The viceroy of Peru sent his treasure directly overland
to Buenos Aires, then by ship to Spain, intending to avoid English privateers.
Both the viceroy of New Grenada and the governor of Margarita Island also
ignored the Captain-Generals orders. So, instead of the large amount of
treasure he expected from South America, Echeverz received so little it was
hardly worth the effort.
He and his fellow captains loaded the rest of their
vessels with the most valuable cargo available, including tobacco and logwood. In
the evening of July 30, 1715, eleven of the twelve ships of this fleet were
lost in a hurricane near present day Vero Beach, Florida.
The Spanish immediately sent forces to recover as much
gold as possible, but news of the millions of pesos worth of gold lying in the
surf, honest salvage for anyone able to claim it, drew fortune hunters from all
over the world. Men like Sam Bellamy and Henry Jennings began their pirating
careers attempting to loot the wrecks.
To the Spanish all these men were no more than thieves.

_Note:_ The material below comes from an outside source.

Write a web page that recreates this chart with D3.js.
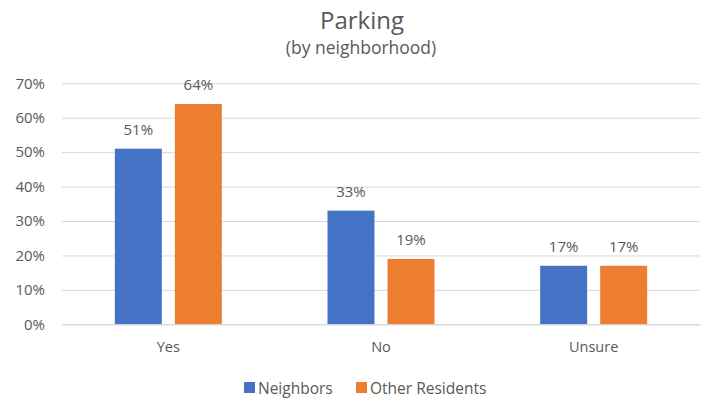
<!DOCTYPE html>
<html>
<head>
<meta charset="utf-8">
<script src="https://cdn.jsdelivr.net/npm/d3@7"></script>
<style>
  html, body { margin: 0; padding: 0; background: #fff; }
  svg { display: block; font-family: "Open Sans", "Liberation Sans", sans-serif; }
</style>
</head>
<body>
<svg id="chart" width="703" height="398"></svg>
<script>
// Survey answers about parking, split by respondent group
const categories = ["Yes", "No", "Unsure"];
const seriesNames = ["Neighbors", "Other Residents"];
const neighbors = [0.51, 0.33, 0.17];
const otherResidents = [0.64, 0.19, 0.17];
const neighborsLabels = ["51%", "33%", "17%"];
const otherLabels = ["64%", "19%", "17%"];
const yTicks = [0, 0.1, 0.2, 0.3, 0.4, 0.5, 0.6, 0.7];
const colors = ["#4472C4", "#ED7D31"];

const seriesValues = [neighbors, otherResidents];
const seriesLabels = [neighborsLabels, otherLabels];

const svg = d3.select("#chart");
const textColor = "#595959";

const plot = { left: 62, right: 700, top: 83.3, bottom: 324.3 };

const x = d3.scaleBand().domain(categories).range([plot.left, plot.right]).padding(0);
const y = d3.scaleLinear().domain([0, 0.7]).range([plot.bottom, plot.top]);

// Title and subtitle
svg.append("text")
  .attr("x", 362).attr("y", 29)
  .attr("text-anchor", "middle")
  .attr("fill", textColor)
  .style("font-size", "24px")
  .text("Parking");
svg.append("text")
  .attr("x", 361).attr("y", 54)
  .attr("text-anchor", "middle")
  .attr("fill", textColor)
  .style("font-size", "17.5px")
  .text("(by neighborhood)");

// Horizontal gridlines with percentage labels
const yAxis = d3.axisLeft(y)
  .tickValues(yTicks)
  .tickFormat(d3.format(".0%"))
  .tickSize(-(plot.right - plot.left))
  .tickPadding(17);

const gy = svg.append("g")
  .attr("transform", `translate(${plot.left},0)`)
  .call(yAxis);
gy.select(".domain").remove();
gy.selectAll(".tick line").attr("stroke", "#d9d9d9").attr("stroke-width", 1);
gy.selectAll(".tick text")
  .attr("fill", textColor)
  .style("font-size", "15px")
  .style("font-family", "Open Sans, sans-serif");

// Bars, one group per category
const inner = d3.scaleBand().domain(seriesNames).paddingInner(0.217).paddingOuter(0);
const groupWidth = 107;
inner.range([0, groupWidth]);

const groups = svg.append("g").selectAll("g")
  .data(categories)
  .join("g")
  .attr("transform", d => `translate(${x(d) + x.bandwidth() / 2 - groupWidth / 2},0)`);

seriesNames.forEach((name, si) => {
  groups.append("rect")
    .attr("x", inner(name))
    .attr("width", inner.bandwidth())
    .attr("y", (d, i) => y(seriesValues[si][i]))
    .attr("height", (d, i) => y(0) - y(seriesValues[si][i]))
    .attr("fill", colors[si]);
  groups.append("text")
    .attr("x", inner(name) + inner.bandwidth() / 2)
    .attr("y", (d, i) => y(seriesValues[si][i]) - 14)
    .attr("text-anchor", "middle")
    .attr("fill", textColor)
    .style("font-size", "15px")
    .text((d, i) => seriesLabels[si][i]);
});

// Category labels
const xAxis = d3.axisBottom(x).tickSize(0).tickPadding(17);
const gx = svg.append("g")
  .attr("transform", `translate(0,${plot.bottom})`)
  .call(xAxis);
gx.select(".domain").attr("stroke", "#d9d9d9");
gx.selectAll(".tick text")
  .attr("fill", textColor)
  .style("font-size", "14.5px")
  .style("font-family", "Open Sans, sans-serif");

// Legend
const legend = svg.append("g").attr("transform", "translate(244,388)");
const legendX = [0, 112];
seriesNames.forEach((name, i) => {
  const g = legend.append("g").attr("transform", `translate(${legendX[i]},0)`);
  g.append("rect").attr("x", 0).attr("y", -6).attr("width", 11).attr("height", 11).attr("fill", colors[i]);
  g.append("text")
    .attr("x", 14).attr("y", 5.5)
    .attr("fill", textColor)
    .style("font-size", "15.5px")
    .text(name);
});
</script>
</body>
</html>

Though the traditions of international law said that the products of a wreck, washed
up on an uninhabited coast, belonged to anyone who claimed them, the Spanish
believed that their gold, washed up on a shore claimed by them, remained their
property. More importantly, they had
more military in the area, and were able to retain much of the salvage.
But techniques of the time did not allow diving into more
than about 15 feet of water, and for nearly 300 years the only sign of the
treasure was the occasional coin that washed up on a Florida beach. But with
modern diving methods, the area is being excavated. A company called 1715 Fleet
– Queen’s Jewels LLC is using private contractors to dive over the site.
In 2010 a woman named Bonnie Shubert pulled up a golden
bird worth an estimated $885,000. Though the state of Florida claims 20% of all
finds, and the salvage company, which has surveyed the area and sent in the private
contractors, splits finds 50/50, it’s still the find of a lifetime.
Coins from the wreck are selling for $250, and an
estimated 550 million dollars remains to be recovered.